Wednesday, August 17, 2016

Significant Attorney’s Fees Awarded the Defendants In a Failed Derivative Action

Significant Attorney’s Fees Awarded the Defendants In a Failed Derivative Action

      Earlier this year, of the federal court for the Eastern District of Kentucky dismissed, on the grounds of a lack of standing, a derivative action purportedly brought on behalf of a Michigan nonprofit corporation. Pagtakhan-So v. Cueto, Civ. Act. No. 5:14-370-DCR, 2016 WL 617429 (E.D. Ky. February 16, 2016). That decision has now been appealed to the Sixth Circuit Court of Appeals. However, even while that appeal is pending, the trial court has ruled with respect to a motion for attorney’s fees filed by the defendants in that action, and a significant award of attorney’s fees has been made. Pagtakhan-So v. Cueto, Civ. Act. No. 5:14-370-DCR, 2016 WL 4094877 (E.D. Ky. August 1, 2016).

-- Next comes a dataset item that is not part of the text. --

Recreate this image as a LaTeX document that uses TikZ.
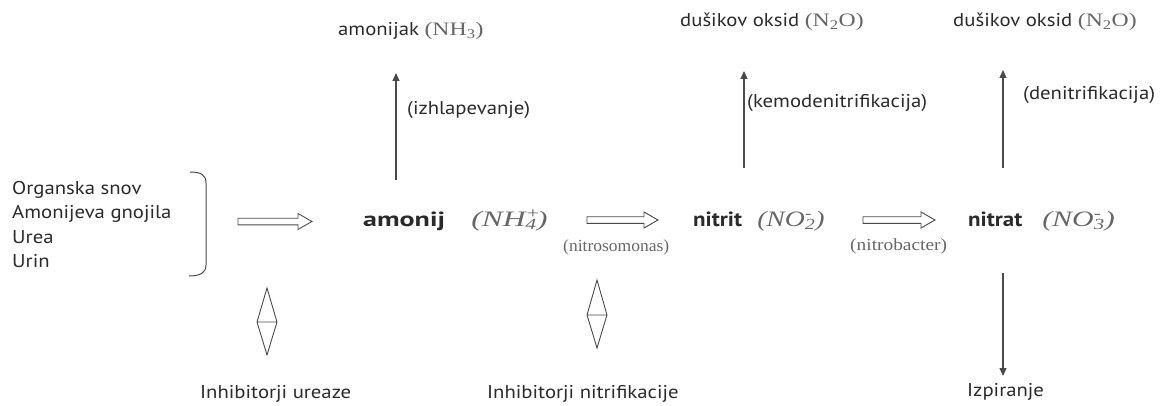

      In the initial decision, the derivative action that was filed on behalf of the nonprofit corporation had been brought by persons who were no longer directors of the corporation. No longer being directors, they lacked standing to bring a derivative action. In addition, it was found that they had failed to comply in any manner with Federal Rule of Civil Procedure 23.1, it governing derivative actions filed in federal court. On that basis, the claims were dismissed with prejudice.
      The second opinion involved the consideration of the defendant's motion for attorney’s fees. Under the Michigan Nonprofit Corporation Act, an award of attorney's fees to the defendants is permissible, the statue providing:
In an action brought in the right of a corporation by a record holder or beneficial owner of shares of the corporation or a member, the court having jurisdiction, upon final judgment and finding that the action was brought without reasonable cause, may require the plaintiff to pay to the parties named as defendants the reasonable expenses, including fees of attorneys, incurred by them in the defense of the action.
      Initially exhibiting what can only be described as chutzpah, the plaintiffs first asserted that this was not and was never intended to be a derivative action, a treatment that was evidenced by the failure to comply with Rule 23.1. This argument was rejected on the basis that the character of the action is derivative or direct is based upon the nature of the relief sought. Here, as the only alleged injury was to the corporation, the action must have been derivative on its behalf. Further, the court relied upon portions of the plaintiffs’ pleadings in which they, while not using the word “derivative,” indicated they were acting on the corporation’s behalf. In that the claims were derivative, the question was whether they were brought “without reasonable cause.” On bases including the complete failure to comply with the requirements of Rule 23.1, attorney’s fees were awarded. With respect to one defendant, those fees are in the amount of $40,805.84, and with respect to another individual defendant the attorney’s fees awarded are $50,623.00. As to the nonprofit corporation itself, it received attorney’s fees in $100,364.14. In total, the plaintiffs are responsible for attorney’s fees in the amount of $190,792.98.